Each choice I make will either draw me closer to God, or closer to the world. We are called to be in the world, but not of it. How often I become of the world while walking within it. How often I excuse simple sins and assume that it is okay because I am forgiven by Christ and I truly Love the Lord. Is this right?? I just bought a book about this very issue, I can't recall the title but it has something to do with "acceptable sins." But is any sin acceptable in light of God's holiness?

I have been learning to ask myself, do I love Christ as Logos ~ an intellectual pursuit and understanding of His Word, or do I love Him because of Rhema ~ a heart rendered divinely revealed understanding of who He is...the great I AM. I believe we need to love Him as both, but I also equally believe that we cannot truly say that we love Him without having experienced divine revelation of Him in our hearts. And, if we don't have divine revelation in our hearts, is He really our Lord and Savior?
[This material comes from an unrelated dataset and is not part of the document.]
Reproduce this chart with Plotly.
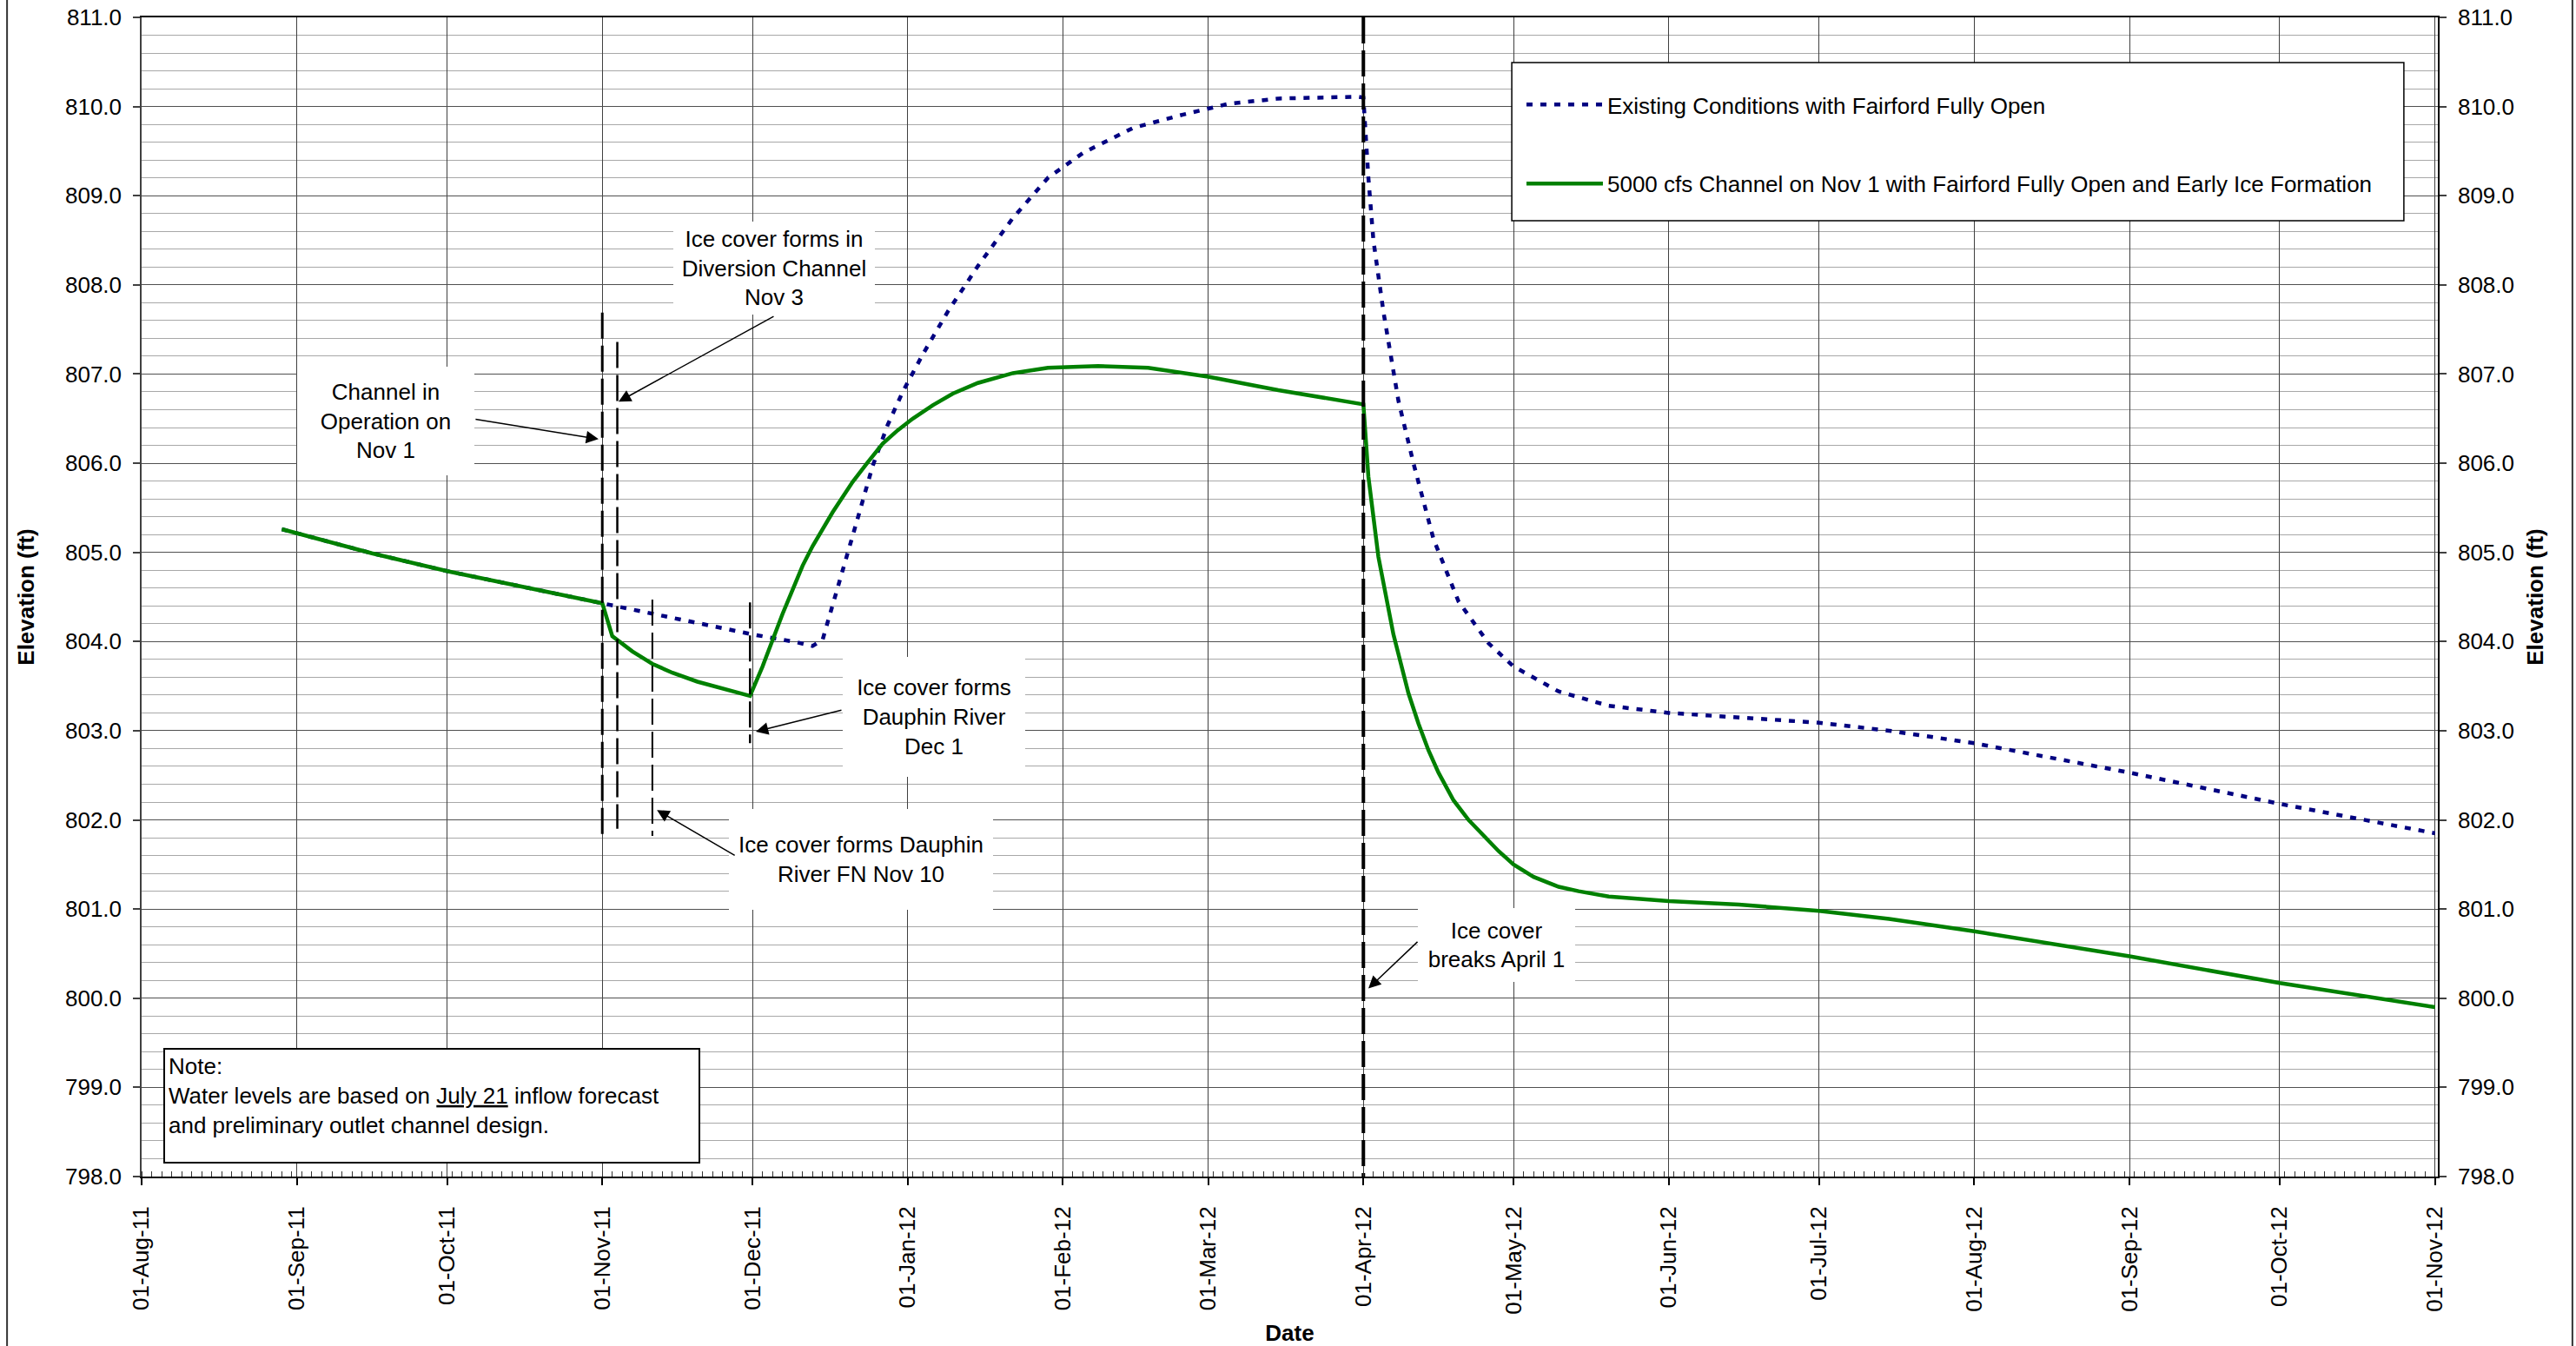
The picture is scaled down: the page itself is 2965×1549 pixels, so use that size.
import plotly.graph_objects as go

FONT = "Liberation Sans, Arial, Helvetica, sans-serif"

# Lake elevation, existing conditions with Fairford fully open (ft)
existing_dates = [
    "2011-08-29", "2011-09-16", "2011-10-01", "2011-11-01", "2011-11-11",
    "2011-11-20", "2011-12-01", "2011-12-10", "2011-12-13", "2011-12-15",
    "2011-12-17", "2011-12-19", "2011-12-22", "2011-12-25", "2011-12-28",
    "2011-12-31", "2012-01-04", "2012-01-09", "2012-01-15", "2012-01-22",
    "2012-01-29", "2012-02-05", "2012-02-15", "2012-02-25", "2012-03-05",
    "2012-03-15", "2012-03-31", "2012-04-01", "2012-04-02", "2012-04-03",
    "2012-04-05", "2012-04-08", "2012-04-11", "2012-04-15", "2012-04-20",
    "2012-04-26", "2012-05-01", "2012-05-10", "2012-05-20", "2012-06-01",
    "2012-06-15", "2012-07-01", "2012-07-15", "2012-08-01", "2012-09-01",
    "2012-10-01", "2012-11-01",
]
existing_elev = [
    805.26, 804.99, 804.79, 804.43, 804.31,
    804.21, 804.08, 803.99, 803.95, 804.02,
    804.40, 804.78, 805.38, 805.97, 806.43,
    806.80, 807.22, 807.70, 808.21, 808.75,
    809.20, 809.48, 809.76, 809.91, 810.03,
    810.09, 810.11, 810.10, 809.20, 808.50,
    807.70, 806.70, 806.00, 805.15, 804.45,
    803.98, 803.72, 803.44, 803.28, 803.20,
    803.15, 803.09, 803.00, 802.86, 802.53,
    802.18, 801.85,
]

# Lake elevation, 5000 cfs channel on Nov 1 with early ice formation (ft)
channel_dates = [
    "2011-08-29", "2011-09-16", "2011-10-01", "2011-11-01", "2011-11-03",
    "2011-11-07", "2011-11-11", "2011-11-15", "2011-11-20", "2011-11-25",
    "2011-11-30 12:00", "2011-12-03", "2011-12-05", "2011-12-07", "2011-12-09",
    "2011-12-11", "2011-12-13", "2011-12-15", "2011-12-17", "2011-12-19",
    "2011-12-21", "2011-12-24", "2011-12-27", "2011-12-30", "2012-01-02",
    "2012-01-06", "2012-01-10", "2012-01-15", "2012-01-22", "2012-01-29",
    "2012-02-08", "2012-02-18", "2012-03-01", "2012-03-15", "2012-04-01",
    "2012-04-02", "2012-04-04", "2012-04-07", "2012-04-10", "2012-04-12",
    "2012-04-14", "2012-04-16", "2012-04-19", "2012-04-22", "2012-04-25",
    "2012-04-28", "2012-05-01", "2012-05-05", "2012-05-10", "2012-05-14",
    "2012-05-20", "2012-06-01", "2012-06-15", "2012-07-01", "2012-07-15",
    "2012-08-01", "2012-09-01", "2012-10-01", "2012-11-01",
]
channel_elev = [
    805.26, 804.99, 804.79, 804.43, 804.06,
    803.89, 803.75, 803.65, 803.55, 803.47,
    803.39, 803.72, 804.02, 804.31, 804.58,
    804.85, 805.07, 805.27, 805.45, 805.62,
    805.79, 806.01, 806.22, 806.37, 806.50,
    806.65, 806.78, 806.90, 807.01, 807.07,
    807.09, 807.07, 806.97, 806.82, 806.66,
    805.85, 804.95, 804.08, 803.42, 803.08,
    802.78, 802.53, 802.22, 802.00, 801.82,
    801.65, 801.50, 801.36, 801.25, 801.20,
    801.14, 801.09, 801.05, 800.98, 800.89,
    800.75, 800.47, 800.17, 799.90,
]

# Event markers (dashed verticals): date, lower and upper elevation
event_dates = ["2011-11-01", "2011-11-04", "2011-11-11", "2011-11-30 12:00", "2012-04-01"]
event_low = [801.81, 801.90, 801.82, 802.86, 798.0]
event_high = [807.69, 807.36, 804.47, 804.44, 811.0]
event_widths = [3, 2.5, 2, 2.5, 4]

series_names = [
    "Existing Conditions with Fairford Fully Open",
    "5000 cfs Channel on Nov 1 with Fairford Fully Open and Early Ice Formation",
]

fig = go.Figure()

fig.add_trace(go.Scatter(
    x=existing_dates, y=existing_elev, mode="lines", name=series_names[0],
    legendgroup="a",
    line=dict(color="#000080", width=4.5, dash="7px,9px"),
))
fig.add_trace(go.Scatter(
    x=channel_dates, y=channel_elev, mode="lines", name=series_names[1],
    legendgroup="b",
    line=dict(color="#008000", width=4.5),
))

# Event markers sit on the right-hand elevation axis (same scale as the left)
for d, lo, hi, w in zip(event_dates, event_low, event_high, event_widths):
    fig.add_trace(go.Scatter(
        x=[d, d], y=[hi, lo], mode="lines", showlegend=False, hoverinfo="skip",
        yaxis="y2",
        line=dict(color="black", width=w, dash="30px,8px"),
    ))

# Callout labels
callouts = [
    ("Channel in<br>Operation on<br>Nov 1", "2011-09-18 20:00", 806.47, 204, 125),
    ("Ice cover forms in<br>Diversion Channel<br>Nov 3", "2011-12-05 07:00", 808.19, 232, 107),
    ("Ice cover forms<br>Dauphin River<br>Dec 1", "2012-01-06 07:00", 803.16, 210, 138),
    ("Ice cover forms Dauphin<br>River FN Nov 10", "2011-12-22 14:00", 801.56, 304, 116),
    ("Ice cover<br>breaks April 1", "2012-04-27 14:00", 800.60, 181, 85),
]
annotations = []
for text, x, y, w, h in callouts:
    annotations.append(dict(
        text=text, x=x, y=y, xref="x", yref="y", showarrow=False,
        width=w, height=h, bgcolor="white", borderpad=0, borderwidth=0,
        align="center", valign="middle",
        font=dict(family=FONT, size=26, color="black"),
    ))

# Arrow tips (date, elevation) and tail offsets in px
arrows = [
    ("2011-10-31 06:00", 806.27, -143, -23),
    ("2011-11-04 06:00", 806.69, 180, -99),
    ("2011-12-01 16:00", 802.99, 100, -25),
    ("2011-11-11 22:00", 802.11, 91, 53),
    ("2012-04-02", 800.11, 58, -55),
]
for x, y, ax, ay in arrows:
    annotations.append(dict(
        text="", x=x, y=y, xref="x", yref="y", ax=ax, ay=ay,
        showarrow=True, arrowhead=2, arrowsize=1.9, arrowwidth=1.5,
        arrowcolor="black", standoff=0,
    ))

# Note box
annotations.append(dict(
    text="Note:<br>Water levels are based on <u>July 21</u> inflow forecast"
         "<br>and preliminary outlet channel design.",
    xref="paper", yref="paper", x=0.00946, y=0.1109,
    xanchor="left", yanchor="top", showarrow=False,
    width=606, height=121, align="left", valign="top",
    bgcolor="white", bordercolor="black", borderwidth=2, borderpad=4,
    font=dict(family=FONT, size=26, color="black"),
))

shapes = [
    # legend frame
    dict(type="rect", xref="paper", yref="paper",
         x0=0.5967, x1=0.9852, y0=0.8246, y1=0.9610,
         fillcolor="white", line=dict(color="black", width=1.5), layer="above"),
    # outer chart frame
    dict(type="rect", xref="paper", yref="paper",
         x0=-0.0586, x1=1.0586, y0=-0.16, y1=1.03,
         fillcolor="rgba(0,0,0,0)", line=dict(color="#333333", width=2),
         layer="below"),
]

elev_axis = dict(
    range=[798, 811], dtick=1, tick0=798, tickformat=".1f",
    ticks="outside", ticklen=8, tickwidth=1.5, tickcolor="#404040",
    ticklabelstandoff=8,
    tickfont=dict(family=FONT, size=26, color="black"),
    zeroline=False,
)

fig.update_layout(
    width=2965, height=1549,
    margin=dict(l=163, r=159, t=20, b=195, autoexpand=False),
    paper_bgcolor="white", plot_bgcolor="white",
    font=dict(family=FONT, size=26, color="black"),
    showlegend=True,
    legend=dict(
        x=0.6012, y=0.9423, xanchor="left", yanchor="top",
        bgcolor="rgba(0,0,0,0)", borderwidth=0,
        font=dict(family=FONT, size=26, color="black"),
        itemwidth=88, tracegroupgap=54, traceorder="grouped",
    ),
    annotations=annotations,
    shapes=shapes,
    xaxis=dict(
        type="date",
        range=["2011-08-01", "2012-11-01 14:00"],
        tick0="2011-08-01", dtick="M1", tickformat="%d-%b-%y",
        tickangle=-90, ticks="outside", ticklen=8, tickwidth=1.5, tickcolor="black",
        ticklabelstandoff=14,
        tickfont=dict(family=FONT, size=26, color="black"),
        showgrid=True, gridcolor="#404040", gridwidth=1,
        showline=True, linecolor="black", linewidth=2, mirror=True,
        zeroline=False,
        minor=dict(dtick=172800000, tick0="2011-08-01", ticks="inside",
                   ticklen=6, tickcolor="#333333", tickwidth=1, showgrid=False),
        title=dict(text="<b>Date</b>", standoff=18,
                   font=dict(family=FONT, size=26, color="black")),
    ),
    yaxis=dict(
        **elev_axis,
        showgrid=True, gridcolor="#505050", gridwidth=1,
        showline=True, linecolor="#404040", linewidth=1.5,
        minor=dict(dtick=0.2, showgrid=True, gridcolor="#a8a8a8", gridwidth=1, ticks=""),
        title=dict(text="<b>Elevation (ft)</b>", standoff=28,
                   font=dict(family=FONT, size=26, color="black")),
    ),
    yaxis2=dict(
        **elev_axis,
        overlaying="y", side="right", anchor="x",
        showgrid=False, showline=True, linecolor="black", linewidth=1.5,
        title=dict(text="<b>Elevation (ft)</b>", standoff=16,
                   font=dict(family=FONT, size=26, color="black")),
    ),
)

fig.write_html("out.html")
This comes to me as this vision; Have we come to stand at the foot of the cross, where the blood Christ shed for us has dripped down upon us, covering us as it had been sprinkled on the mercy seat each year in the Holy, Holy, Holy? Have we seen the agony and love in His precious face and understood how broken and fallen we are in this world, ever grateful and thankful for His incredible gift of love and mercy ~ despite our darkness...or, do we continue to stand at a distance and watch Him upon that cross, understanding the sacrifice but not being close enough to have our hearts pierced by the truth and depth of what has been given...unable to fall upon our faces for lack of understanding...

When I was a younger Christian, a lady told me that people were either for God or for Satan. She said it was black and white. I argued with her about this ~ it really angered and offended me at that time. As I have come to understand the spiritual battle that rages, and the search God has on earth for men he can use who will be completely for Him, I understand that the words she spoke were truth. Am I for God, or am I for myself? It is a tough question. Intellectually and in my heart I am absolutely, unequivocably, FOR God with all that I am. I pray this in earnest daily. However, as I continue my journey of refinement and renewal, I realize how far I am from living this truth. I see how this is not acted out in all of my choices, thoughts and actions. I am shown how often I am not for Him in how I choose to behave, react, or think. It is so clear how desperately we truly need our Savior. Blessedly, He knows me better than I know myself, and understands this aspect of my life. However, the choice to will it is entirely my own. God is a gentleman and will never go where He is not invited, nor will He overpower my will, even if I ask Him to, if something is really not yet released "for Him."

I pray this year, 2008, I may grow more and more FOR our precious Lord with each and every thought, action, and step forward in my life. I pray all who read this post grow more and more in their own intimacy with God and that His Rhema may pierce their souls ~ May He Bless you all through this New Year.